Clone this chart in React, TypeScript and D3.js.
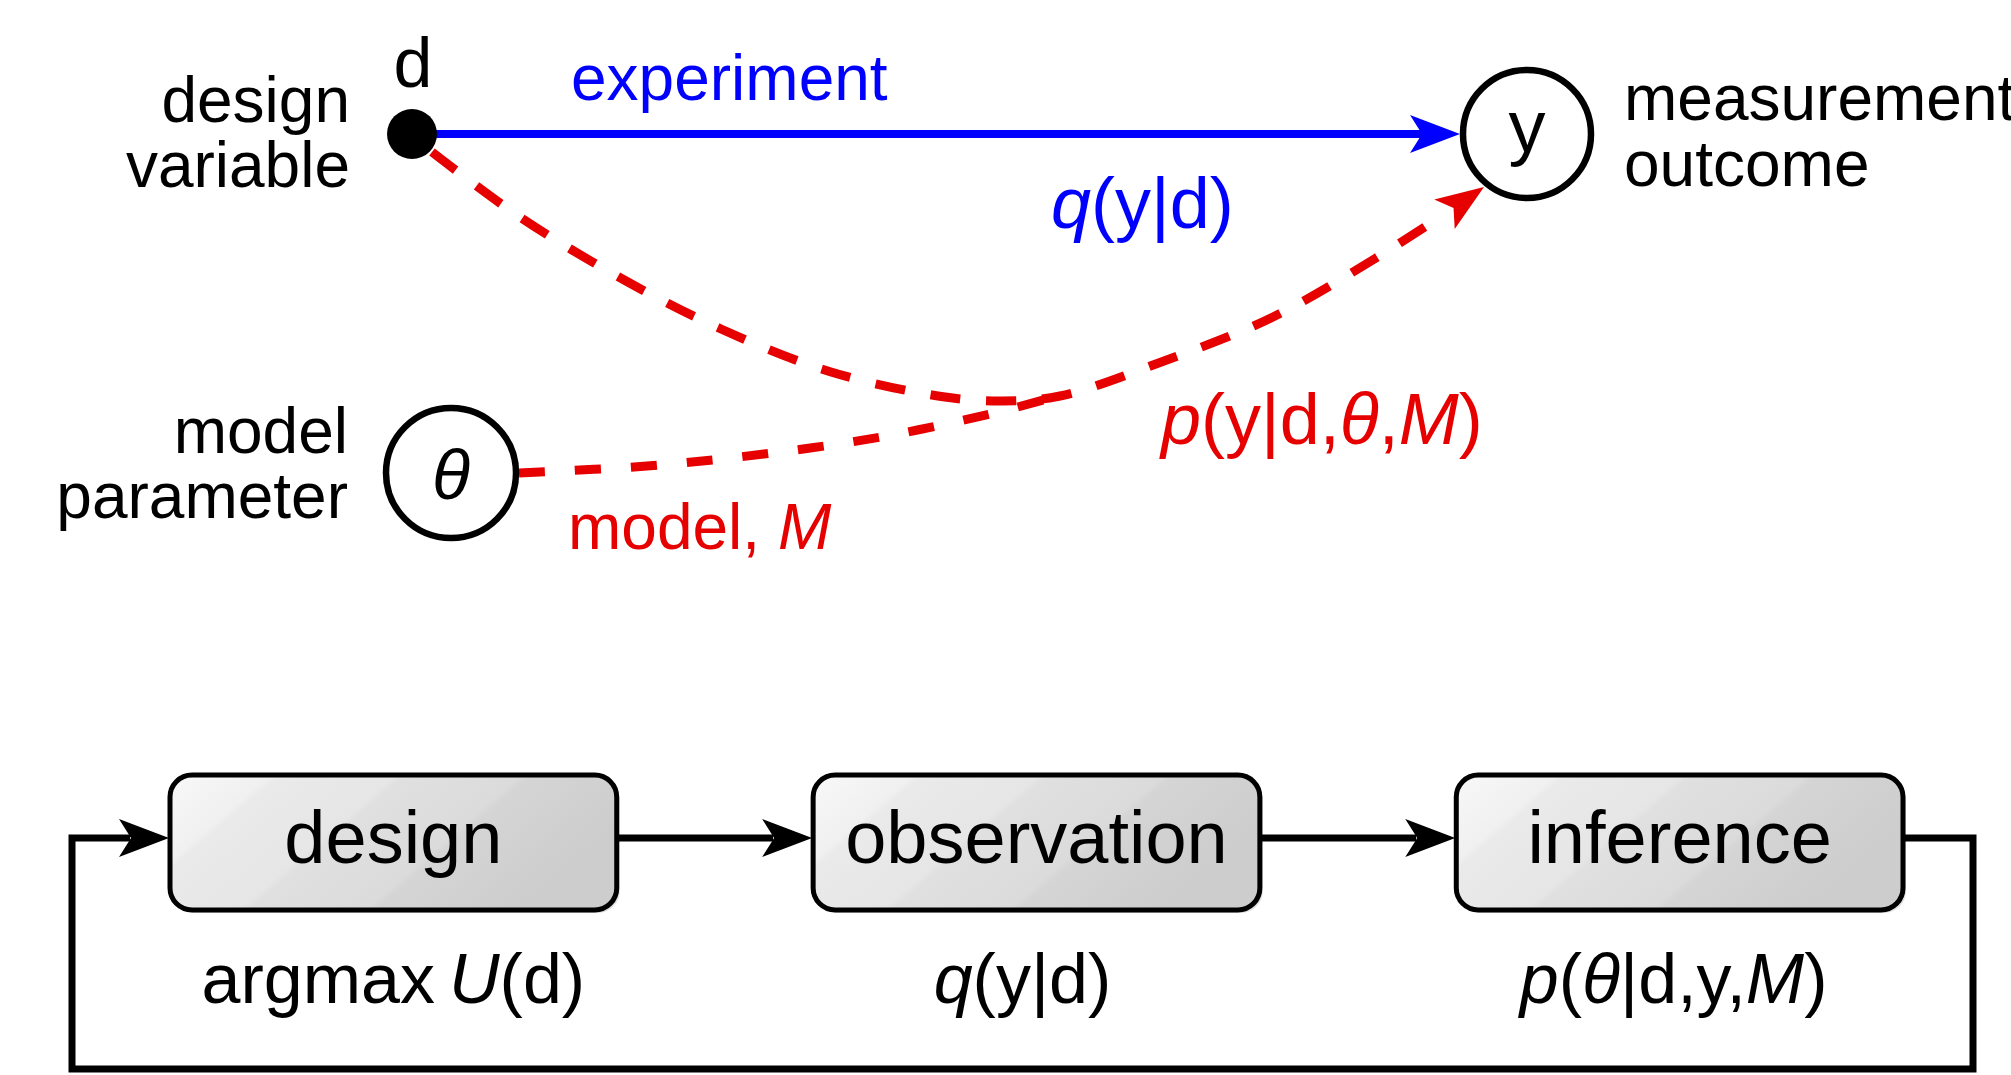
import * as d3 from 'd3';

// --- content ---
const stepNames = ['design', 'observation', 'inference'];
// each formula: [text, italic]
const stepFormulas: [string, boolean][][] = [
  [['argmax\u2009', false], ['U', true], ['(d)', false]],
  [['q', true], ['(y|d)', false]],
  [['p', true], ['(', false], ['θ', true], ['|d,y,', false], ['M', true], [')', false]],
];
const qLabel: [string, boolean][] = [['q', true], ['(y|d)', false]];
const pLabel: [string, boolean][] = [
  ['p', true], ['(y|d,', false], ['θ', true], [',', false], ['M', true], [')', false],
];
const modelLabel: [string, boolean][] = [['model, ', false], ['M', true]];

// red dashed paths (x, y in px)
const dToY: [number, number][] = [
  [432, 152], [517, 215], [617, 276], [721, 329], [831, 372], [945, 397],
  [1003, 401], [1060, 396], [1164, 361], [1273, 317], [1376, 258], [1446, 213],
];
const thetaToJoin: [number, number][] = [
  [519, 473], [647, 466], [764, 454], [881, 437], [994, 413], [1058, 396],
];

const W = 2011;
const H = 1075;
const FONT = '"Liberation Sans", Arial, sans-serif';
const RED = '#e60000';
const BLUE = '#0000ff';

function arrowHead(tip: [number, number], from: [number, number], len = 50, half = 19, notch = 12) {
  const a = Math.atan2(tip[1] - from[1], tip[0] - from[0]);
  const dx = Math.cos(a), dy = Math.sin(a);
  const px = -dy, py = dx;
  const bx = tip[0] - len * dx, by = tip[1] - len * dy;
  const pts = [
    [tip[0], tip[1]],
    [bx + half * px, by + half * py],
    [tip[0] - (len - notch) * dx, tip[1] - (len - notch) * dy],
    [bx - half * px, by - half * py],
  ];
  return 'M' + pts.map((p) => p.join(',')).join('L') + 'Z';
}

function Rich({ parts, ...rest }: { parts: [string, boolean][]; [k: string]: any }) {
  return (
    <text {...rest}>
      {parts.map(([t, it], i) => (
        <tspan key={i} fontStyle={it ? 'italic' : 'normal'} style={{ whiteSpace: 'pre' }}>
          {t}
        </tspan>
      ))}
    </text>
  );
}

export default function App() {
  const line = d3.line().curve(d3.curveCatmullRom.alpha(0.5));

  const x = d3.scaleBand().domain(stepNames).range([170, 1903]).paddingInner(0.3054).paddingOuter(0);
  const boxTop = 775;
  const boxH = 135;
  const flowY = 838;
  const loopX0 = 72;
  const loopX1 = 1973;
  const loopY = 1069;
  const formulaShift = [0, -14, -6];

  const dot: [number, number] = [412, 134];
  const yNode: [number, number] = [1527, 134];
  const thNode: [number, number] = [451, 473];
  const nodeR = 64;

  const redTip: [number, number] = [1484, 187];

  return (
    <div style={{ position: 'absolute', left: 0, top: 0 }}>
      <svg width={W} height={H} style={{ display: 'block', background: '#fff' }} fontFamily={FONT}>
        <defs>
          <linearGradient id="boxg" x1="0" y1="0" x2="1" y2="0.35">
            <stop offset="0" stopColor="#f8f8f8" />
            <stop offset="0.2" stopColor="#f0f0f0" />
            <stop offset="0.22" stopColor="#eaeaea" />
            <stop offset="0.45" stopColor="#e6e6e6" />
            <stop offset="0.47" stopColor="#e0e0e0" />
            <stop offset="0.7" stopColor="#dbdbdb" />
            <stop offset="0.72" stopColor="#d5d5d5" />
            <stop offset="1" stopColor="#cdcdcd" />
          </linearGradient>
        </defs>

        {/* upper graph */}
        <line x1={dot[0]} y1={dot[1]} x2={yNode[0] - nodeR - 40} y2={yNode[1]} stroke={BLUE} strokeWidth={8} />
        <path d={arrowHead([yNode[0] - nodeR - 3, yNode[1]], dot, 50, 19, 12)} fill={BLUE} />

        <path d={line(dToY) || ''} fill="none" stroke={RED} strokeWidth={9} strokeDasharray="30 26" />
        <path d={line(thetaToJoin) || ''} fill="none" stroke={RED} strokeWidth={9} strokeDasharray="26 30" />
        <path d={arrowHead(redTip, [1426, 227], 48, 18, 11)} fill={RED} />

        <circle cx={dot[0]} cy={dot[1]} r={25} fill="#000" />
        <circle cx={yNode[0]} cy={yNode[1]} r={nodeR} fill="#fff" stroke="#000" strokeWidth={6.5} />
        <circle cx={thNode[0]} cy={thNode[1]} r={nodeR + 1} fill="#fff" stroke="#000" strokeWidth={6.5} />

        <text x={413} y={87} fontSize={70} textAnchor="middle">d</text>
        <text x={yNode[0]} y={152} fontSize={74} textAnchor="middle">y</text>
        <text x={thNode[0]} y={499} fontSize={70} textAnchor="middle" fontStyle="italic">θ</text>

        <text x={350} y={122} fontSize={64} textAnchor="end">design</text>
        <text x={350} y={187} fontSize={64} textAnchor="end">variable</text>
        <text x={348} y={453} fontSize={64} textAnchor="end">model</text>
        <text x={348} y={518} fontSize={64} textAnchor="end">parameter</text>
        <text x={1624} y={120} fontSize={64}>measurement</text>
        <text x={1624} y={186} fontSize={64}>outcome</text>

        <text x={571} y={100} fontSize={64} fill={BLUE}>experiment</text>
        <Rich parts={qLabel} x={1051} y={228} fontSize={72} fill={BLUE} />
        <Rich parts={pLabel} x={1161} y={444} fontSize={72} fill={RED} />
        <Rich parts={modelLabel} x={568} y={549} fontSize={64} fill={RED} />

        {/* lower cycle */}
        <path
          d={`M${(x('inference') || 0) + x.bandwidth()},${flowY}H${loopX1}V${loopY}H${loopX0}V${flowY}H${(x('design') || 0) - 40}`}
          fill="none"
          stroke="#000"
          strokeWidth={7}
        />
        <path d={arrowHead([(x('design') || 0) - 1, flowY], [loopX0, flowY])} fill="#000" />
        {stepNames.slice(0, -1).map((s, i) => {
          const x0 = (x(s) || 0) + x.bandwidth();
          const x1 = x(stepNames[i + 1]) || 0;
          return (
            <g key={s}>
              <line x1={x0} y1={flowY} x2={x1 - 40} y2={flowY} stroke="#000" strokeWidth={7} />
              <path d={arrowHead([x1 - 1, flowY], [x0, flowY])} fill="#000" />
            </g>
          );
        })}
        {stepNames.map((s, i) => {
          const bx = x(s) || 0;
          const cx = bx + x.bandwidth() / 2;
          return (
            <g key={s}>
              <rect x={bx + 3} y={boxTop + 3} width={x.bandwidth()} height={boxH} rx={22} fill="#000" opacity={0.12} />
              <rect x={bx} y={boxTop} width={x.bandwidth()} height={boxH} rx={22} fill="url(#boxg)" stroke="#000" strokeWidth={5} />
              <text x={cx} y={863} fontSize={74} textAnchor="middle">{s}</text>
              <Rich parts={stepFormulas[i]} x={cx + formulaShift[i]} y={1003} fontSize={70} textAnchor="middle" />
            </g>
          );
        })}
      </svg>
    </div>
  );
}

**DIRECTIVE**
Pictures in the data above should not be copied; transcribe everything else exactly.

**ANSWER IN FULL**
Clone this chart in React, TypeScript and D3.js.
import * as d3 from 'd3';

// --- content ---
const stepNames = ['design', 'observation', 'inference'];
// each formula: [text, italic]
const stepFormulas: [string, boolean][][] = [
  [['argmax\u2009', false], ['U', true], ['(d)', false]],
  [['q', true], ['(y|d)', false]],
  [['p', true], ['(', false], ['θ', true], ['|d,y,', false], ['M', true], [')', false]],
];
const qLabel: [string, boolean][] = [['q', true], ['(y|d)', false]];
const pLabel: [string, boolean][] = [
  ['p', true], ['(y|d,', false], ['θ', true], [',', false], ['M', true], [')', false],
];
const modelLabel: [string, boolean][] = [['model, ', false], ['M', true]];

// red dashed paths (x, y in px)
const dToY: [number, number][] = [
  [432, 152], [517, 215], [617, 276], [721, 329], [831, 372], [945, 397],
  [1003, 401], [1060, 396], [1164, 361], [1273, 317], [1376, 258], [1446, 213],
];
const thetaToJoin: [number, number][] = [
  [519, 473], [647, 466], [764, 454], [881, 437], [994, 413], [1058, 396],
];

const W = 2011;
const H = 1075;
const FONT = '"Liberation Sans", Arial, sans-serif';
const RED = '#e60000';
const BLUE = '#0000ff';

function arrowHead(tip: [number, number], from: [number, number], len = 50, half = 19, notch = 12) {
  const a = Math.atan2(tip[1] - from[1], tip[0] - from[0]);
  const dx = Math.cos(a), dy = Math.sin(a);
  const px = -dy, py = dx;
  const bx = tip[0] - len * dx, by = tip[1] - len * dy;
  const pts = [
    [tip[0], tip[1]],
    [bx + half * px, by + half * py],
    [tip[0] - (len - notch) * dx, tip[1] - (len - notch) * dy],
    [bx - half * px, by - half * py],
  ];
  return 'M' + pts.map((p) => p.join(',')).join('L') + 'Z';
}

function Rich({ parts, ...rest }: { parts: [string, boolean][]; [k: string]: any }) {
  return (
    <text {...rest}>
      {parts.map(([t, it], i) => (
        <tspan key={i} fontStyle={it ? 'italic' : 'normal'} style={{ whiteSpace: 'pre' }}>
          {t}
        </tspan>
      ))}
    </text>
  );
}

export default function App() {
  const line = d3.line().curve(d3.curveCatmullRom.alpha(0.5));

  const x = d3.scaleBand().domain(stepNames).range([170, 1903]).paddingInner(0.3054).paddingOuter(0);
  const boxTop = 775;
  const boxH = 135;
  const flowY = 838;
  const loopX0 = 72;
  const loopX1 = 1973;
  const loopY = 1069;
  const formulaShift = [0, -14, -6];

  const dot: [number, number] = [412, 134];
  const yNode: [number, number] = [1527, 134];
  const thNode: [number, number] = [451, 473];
  const nodeR = 64;

  const redTip: [number, number] = [1484, 187];

  return (
    <div style={{ position: 'absolute', left: 0, top: 0 }}>
      <svg width={W} height={H} style={{ display: 'block', background: '#fff' }} fontFamily={FONT}>
        <defs>
          <linearGradient id="boxg" x1="0" y1="0" x2="1" y2="0.35">
            <stop offset="0" stopColor="#f8f8f8" />
            <stop offset="0.2" stopColor="#f0f0f0" />
            <stop offset="0.22" stopColor="#eaeaea" />
            <stop offset="0.45" stopColor="#e6e6e6" />
            <stop offset="0.47" stopColor="#e0e0e0" />
            <stop offset="0.7" stopColor="#dbdbdb" />
            <stop offset="0.72" stopColor="#d5d5d5" />
            <stop offset="1" stopColor="#cdcdcd" />
          </linearGradient>
        </defs>

        {/* upper graph */}
        <line x1={dot[0]} y1={dot[1]} x2={yNode[0] - nodeR - 40} y2={yNode[1]} stroke={BLUE} strokeWidth={8} />
        <path d={arrowHead([yNode[0] - nodeR - 3, yNode[1]], dot, 50, 19, 12)} fill={BLUE} />

        <path d={line(dToY) || ''} fill="none" stroke={RED} strokeWidth={9} strokeDasharray="30 26" />
        <path d={line(thetaToJoin) || ''} fill="none" stroke={RED} strokeWidth={9} strokeDasharray="26 30" />
        <path d={arrowHead(redTip, [1426, 227], 48, 18, 11)} fill={RED} />

        <circle cx={dot[0]} cy={dot[1]} r={25} fill="#000" />
        <circle cx={yNode[0]} cy={yNode[1]} r={nodeR} fill="#fff" stroke="#000" strokeWidth={6.5} />
        <circle cx={thNode[0]} cy={thNode[1]} r={nodeR + 1} fill="#fff" stroke="#000" strokeWidth={6.5} />

        <text x={413} y={87} fontSize={70} textAnchor="middle">d</text>
        <text x={yNode[0]} y={152} fontSize={74} textAnchor="middle">y</text>
        <text x={thNode[0]} y={499} fontSize={70} textAnchor="middle" fontStyle="italic">θ</text>

        <text x={350} y={122} fontSize={64} textAnchor="end">design</text>
        <text x={350} y={187} fontSize={64} textAnchor="end">variable</text>
        <text x={348} y={453} fontSize={64} textAnchor="end">model</text>
        <text x={348} y={518} fontSize={64} textAnchor="end">parameter</text>
        <text x={1624} y={120} fontSize={64}>measurement</text>
        <text x={1624} y={186} fontSize={64}>outcome</text>

        <text x={571} y={100} fontSize={64} fill={BLUE}>experiment</text>
        <Rich parts={qLabel} x={1051} y={228} fontSize={72} fill={BLUE} />
        <Rich parts={pLabel} x={1161} y={444} fontSize={72} fill={RED} />
        <Rich parts={modelLabel} x={568} y={549} fontSize={64} fill={RED} />

        {/* lower cycle */}
        <path
          d={`M${(x('inference') || 0) + x.bandwidth()},${flowY}H${loopX1}V${loopY}H${loopX0}V${flowY}H${(x('design') || 0) - 40}`}
          fill="none"
          stroke="#000"
          strokeWidth={7}
        />
        <path d={arrowHead([(x('design') || 0) - 1, flowY], [loopX0, flowY])} fill="#000" />
        {stepNames.slice(0, -1).map((s, i) => {
          const x0 = (x(s) || 0) + x.bandwidth();
          const x1 = x(stepNames[i + 1]) || 0;
          return (
            <g key={s}>
              <line x1={x0} y1={flowY} x2={x1 - 40} y2={flowY} stroke="#000" strokeWidth={7} />
              <path d={arrowHead([x1 - 1, flowY], [x0, flowY])} fill="#000" />
            </g>
          );
        })}
        {stepNames.map((s, i) => {
          const bx = x(s) || 0;
          const cx = bx + x.bandwidth() / 2;
          return (
            <g key={s}>
              <rect x={bx + 3} y={boxTop + 3} width={x.bandwidth()} height={boxH} rx={22} fill="#000" opacity={0.12} />
              <rect x={bx} y={boxTop} width={x.bandwidth()} height={boxH} rx={22} fill="url(#boxg)" stroke="#000" strokeWidth={5} />
              <text x={cx} y={863} fontSize={74} textAnchor="middle">{s}</text>
              <Rich parts={stepFormulas[i]} x={cx + formulaShift[i]} y={1003} fontSize={70} textAnchor="middle" />
            </g>
          );
        })}
      </svg>
    </div>
  );
}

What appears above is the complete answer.